[YOUR GOAL]: Copy exactly, and only, the lines between the start of the entries below and the line containing "const yRange = [1, 2900];", both inclusive. Omit pictures.

[Records excerpted from a collection]:
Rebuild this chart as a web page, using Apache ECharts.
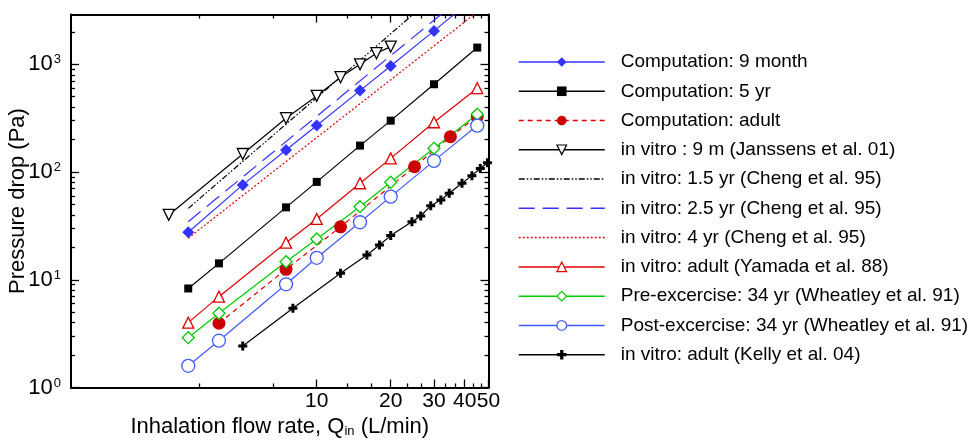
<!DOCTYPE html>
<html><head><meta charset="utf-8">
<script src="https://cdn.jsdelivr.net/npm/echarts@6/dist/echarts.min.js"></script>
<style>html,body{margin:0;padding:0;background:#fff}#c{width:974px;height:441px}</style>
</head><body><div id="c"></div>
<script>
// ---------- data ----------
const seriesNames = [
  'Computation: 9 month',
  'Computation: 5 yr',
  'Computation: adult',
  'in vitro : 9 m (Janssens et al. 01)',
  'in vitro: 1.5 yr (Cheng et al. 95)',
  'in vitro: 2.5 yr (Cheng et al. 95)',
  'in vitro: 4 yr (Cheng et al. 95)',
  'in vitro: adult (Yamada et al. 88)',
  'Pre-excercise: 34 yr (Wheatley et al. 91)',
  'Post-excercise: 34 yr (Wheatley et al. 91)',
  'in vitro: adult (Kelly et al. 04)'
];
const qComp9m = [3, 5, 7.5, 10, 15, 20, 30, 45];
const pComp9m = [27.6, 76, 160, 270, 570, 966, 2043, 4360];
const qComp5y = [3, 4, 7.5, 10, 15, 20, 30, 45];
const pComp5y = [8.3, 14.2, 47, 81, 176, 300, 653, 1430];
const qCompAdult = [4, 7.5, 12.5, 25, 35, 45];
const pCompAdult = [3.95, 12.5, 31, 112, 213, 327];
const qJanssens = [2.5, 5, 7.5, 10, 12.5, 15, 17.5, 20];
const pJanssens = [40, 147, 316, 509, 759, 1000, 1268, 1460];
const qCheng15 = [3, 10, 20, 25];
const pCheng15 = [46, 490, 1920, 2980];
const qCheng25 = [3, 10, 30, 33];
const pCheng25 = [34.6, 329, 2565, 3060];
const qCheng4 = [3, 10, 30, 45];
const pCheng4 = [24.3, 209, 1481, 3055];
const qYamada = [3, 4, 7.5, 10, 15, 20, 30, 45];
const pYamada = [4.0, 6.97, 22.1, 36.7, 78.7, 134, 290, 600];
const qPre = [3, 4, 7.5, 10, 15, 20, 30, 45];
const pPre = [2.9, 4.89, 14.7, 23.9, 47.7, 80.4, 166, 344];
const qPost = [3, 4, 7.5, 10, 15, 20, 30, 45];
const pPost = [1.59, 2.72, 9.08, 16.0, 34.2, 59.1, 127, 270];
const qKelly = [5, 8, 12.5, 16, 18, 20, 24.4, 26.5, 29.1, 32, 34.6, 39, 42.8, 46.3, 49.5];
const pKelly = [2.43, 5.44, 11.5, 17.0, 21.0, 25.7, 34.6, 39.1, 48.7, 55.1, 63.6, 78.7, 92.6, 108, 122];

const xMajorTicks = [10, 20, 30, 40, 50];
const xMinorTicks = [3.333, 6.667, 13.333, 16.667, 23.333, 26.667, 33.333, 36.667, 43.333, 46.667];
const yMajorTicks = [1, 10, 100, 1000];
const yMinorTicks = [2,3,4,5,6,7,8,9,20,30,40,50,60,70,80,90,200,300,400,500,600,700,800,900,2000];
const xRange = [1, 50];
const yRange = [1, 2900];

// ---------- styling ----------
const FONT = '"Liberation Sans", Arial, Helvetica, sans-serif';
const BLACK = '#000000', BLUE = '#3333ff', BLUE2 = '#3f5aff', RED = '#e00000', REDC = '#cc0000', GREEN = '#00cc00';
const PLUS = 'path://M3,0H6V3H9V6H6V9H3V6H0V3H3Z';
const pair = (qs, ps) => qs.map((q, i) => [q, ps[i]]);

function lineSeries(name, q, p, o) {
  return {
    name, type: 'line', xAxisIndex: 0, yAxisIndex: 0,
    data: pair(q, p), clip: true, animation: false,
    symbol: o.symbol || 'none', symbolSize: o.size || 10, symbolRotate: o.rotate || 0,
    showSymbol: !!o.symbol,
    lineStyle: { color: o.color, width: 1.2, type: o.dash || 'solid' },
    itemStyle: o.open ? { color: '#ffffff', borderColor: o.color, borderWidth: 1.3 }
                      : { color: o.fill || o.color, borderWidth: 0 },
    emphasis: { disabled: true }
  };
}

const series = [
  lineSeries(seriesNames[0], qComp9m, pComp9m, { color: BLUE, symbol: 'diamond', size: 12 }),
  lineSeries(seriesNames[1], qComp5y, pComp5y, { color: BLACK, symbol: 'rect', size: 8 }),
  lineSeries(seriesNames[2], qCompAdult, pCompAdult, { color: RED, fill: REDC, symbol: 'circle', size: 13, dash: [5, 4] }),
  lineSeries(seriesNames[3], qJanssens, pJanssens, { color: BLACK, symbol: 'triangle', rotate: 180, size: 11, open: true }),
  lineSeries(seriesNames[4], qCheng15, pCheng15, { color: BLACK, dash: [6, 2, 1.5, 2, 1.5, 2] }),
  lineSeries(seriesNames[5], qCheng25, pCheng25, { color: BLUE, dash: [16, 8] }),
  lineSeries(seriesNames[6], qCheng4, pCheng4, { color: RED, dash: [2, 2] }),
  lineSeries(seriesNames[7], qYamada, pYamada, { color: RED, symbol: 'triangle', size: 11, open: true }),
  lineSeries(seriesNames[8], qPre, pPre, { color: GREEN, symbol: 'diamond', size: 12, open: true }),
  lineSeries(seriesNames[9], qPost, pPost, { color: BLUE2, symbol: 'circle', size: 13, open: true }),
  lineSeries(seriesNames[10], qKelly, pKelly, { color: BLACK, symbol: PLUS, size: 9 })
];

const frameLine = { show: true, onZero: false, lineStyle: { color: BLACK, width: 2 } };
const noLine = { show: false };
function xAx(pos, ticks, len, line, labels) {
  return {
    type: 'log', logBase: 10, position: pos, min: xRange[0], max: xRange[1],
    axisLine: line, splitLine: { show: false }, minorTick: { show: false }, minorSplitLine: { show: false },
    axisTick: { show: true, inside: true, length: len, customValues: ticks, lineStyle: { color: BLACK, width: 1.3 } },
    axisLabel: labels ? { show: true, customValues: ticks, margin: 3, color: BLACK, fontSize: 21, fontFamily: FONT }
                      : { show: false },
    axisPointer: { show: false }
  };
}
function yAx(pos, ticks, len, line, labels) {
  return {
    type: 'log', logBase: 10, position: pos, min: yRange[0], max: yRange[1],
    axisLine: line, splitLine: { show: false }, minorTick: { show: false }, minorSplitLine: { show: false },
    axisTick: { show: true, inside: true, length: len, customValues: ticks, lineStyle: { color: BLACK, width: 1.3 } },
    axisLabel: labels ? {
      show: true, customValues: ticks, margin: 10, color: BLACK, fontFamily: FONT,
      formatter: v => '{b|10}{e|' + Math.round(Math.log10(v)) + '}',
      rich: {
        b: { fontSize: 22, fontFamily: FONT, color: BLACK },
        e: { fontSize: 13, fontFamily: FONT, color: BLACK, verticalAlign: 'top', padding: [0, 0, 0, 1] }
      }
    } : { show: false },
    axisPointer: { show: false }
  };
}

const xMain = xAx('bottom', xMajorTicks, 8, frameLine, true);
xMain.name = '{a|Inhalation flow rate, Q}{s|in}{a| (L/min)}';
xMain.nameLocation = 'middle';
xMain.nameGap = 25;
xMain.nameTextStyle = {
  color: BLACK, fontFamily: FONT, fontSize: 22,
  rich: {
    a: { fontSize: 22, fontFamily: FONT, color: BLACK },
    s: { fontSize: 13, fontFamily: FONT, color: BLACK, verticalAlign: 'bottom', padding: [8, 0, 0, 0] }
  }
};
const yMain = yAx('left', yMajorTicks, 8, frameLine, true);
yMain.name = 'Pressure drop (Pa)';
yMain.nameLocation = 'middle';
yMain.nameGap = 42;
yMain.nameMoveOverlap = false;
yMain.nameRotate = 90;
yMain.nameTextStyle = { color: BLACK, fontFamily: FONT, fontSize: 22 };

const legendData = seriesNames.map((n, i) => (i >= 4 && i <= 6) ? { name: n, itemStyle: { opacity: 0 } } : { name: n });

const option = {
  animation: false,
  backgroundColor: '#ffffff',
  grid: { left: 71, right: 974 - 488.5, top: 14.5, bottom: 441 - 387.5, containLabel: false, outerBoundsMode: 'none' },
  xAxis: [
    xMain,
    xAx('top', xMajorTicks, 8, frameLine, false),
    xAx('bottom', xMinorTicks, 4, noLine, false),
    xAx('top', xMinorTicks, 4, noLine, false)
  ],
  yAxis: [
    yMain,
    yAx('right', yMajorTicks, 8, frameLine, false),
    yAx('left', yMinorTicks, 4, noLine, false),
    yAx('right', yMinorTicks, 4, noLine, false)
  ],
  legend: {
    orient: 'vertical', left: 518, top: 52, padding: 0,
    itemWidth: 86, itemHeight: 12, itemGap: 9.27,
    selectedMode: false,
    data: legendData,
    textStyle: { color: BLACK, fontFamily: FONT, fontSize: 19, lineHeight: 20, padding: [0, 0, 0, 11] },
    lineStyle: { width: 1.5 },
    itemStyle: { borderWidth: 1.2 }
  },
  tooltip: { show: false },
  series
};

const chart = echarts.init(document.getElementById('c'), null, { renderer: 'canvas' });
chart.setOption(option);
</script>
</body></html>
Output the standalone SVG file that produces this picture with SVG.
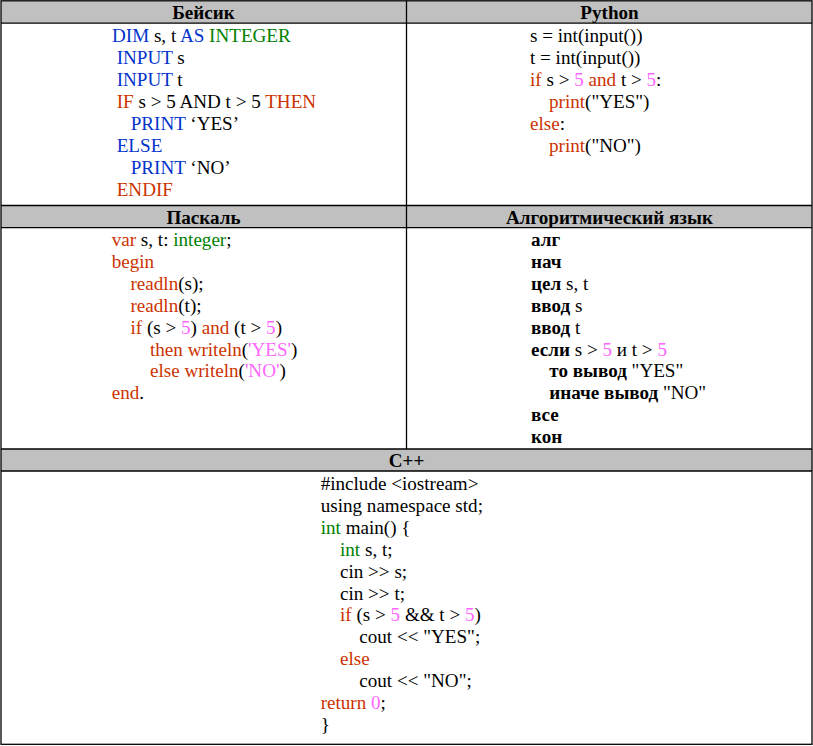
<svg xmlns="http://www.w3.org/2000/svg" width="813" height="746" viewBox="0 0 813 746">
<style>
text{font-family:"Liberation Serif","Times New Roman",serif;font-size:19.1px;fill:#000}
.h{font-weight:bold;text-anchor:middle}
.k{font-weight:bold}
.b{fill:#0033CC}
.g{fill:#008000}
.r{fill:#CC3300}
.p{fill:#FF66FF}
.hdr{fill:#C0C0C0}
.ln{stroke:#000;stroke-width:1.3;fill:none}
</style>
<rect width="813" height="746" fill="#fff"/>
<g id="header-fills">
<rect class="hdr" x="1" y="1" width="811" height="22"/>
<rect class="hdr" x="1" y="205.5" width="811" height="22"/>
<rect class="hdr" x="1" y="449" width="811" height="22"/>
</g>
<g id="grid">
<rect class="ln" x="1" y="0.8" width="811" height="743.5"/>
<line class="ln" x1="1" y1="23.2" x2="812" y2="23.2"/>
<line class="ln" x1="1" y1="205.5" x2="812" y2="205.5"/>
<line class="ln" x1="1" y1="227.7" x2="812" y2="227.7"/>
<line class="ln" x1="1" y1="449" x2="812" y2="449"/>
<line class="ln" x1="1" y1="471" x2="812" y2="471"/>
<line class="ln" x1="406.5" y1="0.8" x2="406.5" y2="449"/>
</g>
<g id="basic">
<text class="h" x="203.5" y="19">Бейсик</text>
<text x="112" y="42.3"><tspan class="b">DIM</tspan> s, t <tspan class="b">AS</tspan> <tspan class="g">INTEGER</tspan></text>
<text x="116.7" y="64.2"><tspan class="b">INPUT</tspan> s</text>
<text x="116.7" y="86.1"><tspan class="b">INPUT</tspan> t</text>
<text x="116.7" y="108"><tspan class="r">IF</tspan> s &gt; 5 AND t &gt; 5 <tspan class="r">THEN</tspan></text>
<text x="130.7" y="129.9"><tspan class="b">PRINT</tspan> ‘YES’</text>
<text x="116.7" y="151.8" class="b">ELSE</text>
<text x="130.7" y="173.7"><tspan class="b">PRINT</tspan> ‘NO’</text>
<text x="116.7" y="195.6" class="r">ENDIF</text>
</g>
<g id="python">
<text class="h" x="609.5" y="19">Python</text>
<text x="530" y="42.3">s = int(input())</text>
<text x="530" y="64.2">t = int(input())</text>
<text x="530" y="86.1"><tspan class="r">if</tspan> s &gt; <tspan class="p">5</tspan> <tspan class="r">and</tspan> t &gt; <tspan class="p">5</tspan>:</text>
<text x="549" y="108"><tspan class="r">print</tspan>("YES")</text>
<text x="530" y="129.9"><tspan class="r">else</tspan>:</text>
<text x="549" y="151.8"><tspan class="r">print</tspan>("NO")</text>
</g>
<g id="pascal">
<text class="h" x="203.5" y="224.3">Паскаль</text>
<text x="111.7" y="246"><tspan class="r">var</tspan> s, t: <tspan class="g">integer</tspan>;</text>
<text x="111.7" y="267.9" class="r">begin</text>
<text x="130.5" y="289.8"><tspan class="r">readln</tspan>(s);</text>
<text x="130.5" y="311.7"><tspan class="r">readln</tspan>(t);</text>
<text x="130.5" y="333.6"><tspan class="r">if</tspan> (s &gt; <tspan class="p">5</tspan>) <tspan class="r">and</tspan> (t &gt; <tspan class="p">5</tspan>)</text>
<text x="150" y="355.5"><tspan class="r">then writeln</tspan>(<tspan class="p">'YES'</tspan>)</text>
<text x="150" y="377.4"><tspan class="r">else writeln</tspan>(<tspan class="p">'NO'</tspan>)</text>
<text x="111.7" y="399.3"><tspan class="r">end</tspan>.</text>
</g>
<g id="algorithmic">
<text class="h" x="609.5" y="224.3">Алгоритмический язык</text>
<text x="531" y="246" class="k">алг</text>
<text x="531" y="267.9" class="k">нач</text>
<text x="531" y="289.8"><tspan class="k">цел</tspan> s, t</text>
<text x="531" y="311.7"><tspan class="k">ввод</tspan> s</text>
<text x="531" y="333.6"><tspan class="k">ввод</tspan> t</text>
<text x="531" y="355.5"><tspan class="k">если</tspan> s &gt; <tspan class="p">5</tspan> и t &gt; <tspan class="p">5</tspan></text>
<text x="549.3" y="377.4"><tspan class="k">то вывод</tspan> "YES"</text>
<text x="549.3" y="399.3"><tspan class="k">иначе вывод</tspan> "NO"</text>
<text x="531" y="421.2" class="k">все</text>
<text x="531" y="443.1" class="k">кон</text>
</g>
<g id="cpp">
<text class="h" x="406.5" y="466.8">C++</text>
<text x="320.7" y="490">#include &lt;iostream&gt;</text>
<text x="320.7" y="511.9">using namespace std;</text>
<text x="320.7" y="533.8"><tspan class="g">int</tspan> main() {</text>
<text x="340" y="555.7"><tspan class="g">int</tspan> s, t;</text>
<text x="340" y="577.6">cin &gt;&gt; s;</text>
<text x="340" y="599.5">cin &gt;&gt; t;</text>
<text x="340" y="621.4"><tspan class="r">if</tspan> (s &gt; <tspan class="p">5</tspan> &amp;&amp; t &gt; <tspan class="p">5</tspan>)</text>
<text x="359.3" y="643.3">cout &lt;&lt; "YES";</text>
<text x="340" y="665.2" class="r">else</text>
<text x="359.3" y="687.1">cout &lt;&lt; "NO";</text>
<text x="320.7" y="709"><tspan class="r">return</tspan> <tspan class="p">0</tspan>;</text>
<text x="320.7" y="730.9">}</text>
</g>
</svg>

[CORRECT RESULT]:
Rebuild this chart as a web page, using Apache ECharts.
<!DOCTYPE html>
<html><head><meta charset="utf-8">
<script src="https://cdn.jsdelivr.net/npm/echarts@6/dist/echarts.min.js"></script>
<style>html,body{margin:0;padding:0;background:#fff}#c{width:974px;height:441px}</style>
</head><body><div id="c"></div>
<script>
// ---------- data ----------
const seriesNames = [
  'Computation: 9 month',
  'Computation: 5 yr',
  'Computation: adult',
  'in vitro : 9 m (Janssens et al. 01)',
  'in vitro: 1.5 yr (Cheng et al. 95)',
  'in vitro: 2.5 yr (Cheng et al. 95)',
  'in vitro: 4 yr (Cheng et al. 95)',
  'in vitro: adult (Yamada et al. 88)',
  'Pre-excercise: 34 yr (Wheatley et al. 91)',
  'Post-excercise: 34 yr (Wheatley et al. 91)',
  'in vitro: adult (Kelly et al. 04)'
];
const qComp9m = [3, 5, 7.5, 10, 15, 20, 30, 45];
const pComp9m = [27.6, 76, 160, 270, 570, 966, 2043, 4360];
const qComp5y = [3, 4, 7.5, 10, 15, 20, 30, 45];
const pComp5y = [8.3, 14.2, 47, 81, 176, 300, 653, 1430];
const qCompAdult = [4, 7.5, 12.5, 25, 35, 45];
const pCompAdult = [3.95, 12.5, 31, 112, 213, 327];
const qJanssens = [2.5, 5, 7.5, 10, 12.5, 15, 17.5, 20];
const pJanssens = [40, 147, 316, 509, 759, 1000, 1268, 1460];
const qCheng15 = [3, 10, 20, 25];
const pCheng15 = [46, 490, 1920, 2980];
const qCheng25 = [3, 10, 30, 33];
const pCheng25 = [34.6, 329, 2565, 3060];
const qCheng4 = [3, 10, 30, 45];
const pCheng4 = [24.3, 209, 1481, 3055];
const qYamada = [3, 4, 7.5, 10, 15, 20, 30, 45];
const pYamada = [4.0, 6.97, 22.1, 36.7, 78.7, 134, 290, 600];
const qPre = [3, 4, 7.5, 10, 15, 20, 30, 45];
const pPre = [2.9, 4.89, 14.7, 23.9, 47.7, 80.4, 166, 344];
const qPost = [3, 4, 7.5, 10, 15, 20, 30, 45];
const pPost = [1.59, 2.72, 9.08, 16.0, 34.2, 59.1, 127, 270];
const qKelly = [5, 8, 12.5, 16, 18, 20, 24.4, 26.5, 29.1, 32, 34.6, 39, 42.8, 46.3, 49.5];
const pKelly = [2.43, 5.44, 11.5, 17.0, 21.0, 25.7, 34.6, 39.1, 48.7, 55.1, 63.6, 78.7, 92.6, 108, 122];

const xMajorTicks = [10, 20, 30, 40, 50];
const xMinorTicks = [3.333, 6.667, 13.333, 16.667, 23.333, 26.667, 33.333, 36.667, 43.333, 46.667];
const yMajorTicks = [1, 10, 100, 1000];
const yMinorTicks = [2,3,4,5,6,7,8,9,20,30,40,50,60,70,80,90,200,300,400,500,600,700,800,900,2000];
const xRange = [1, 50];
const yRange = [1, 2900];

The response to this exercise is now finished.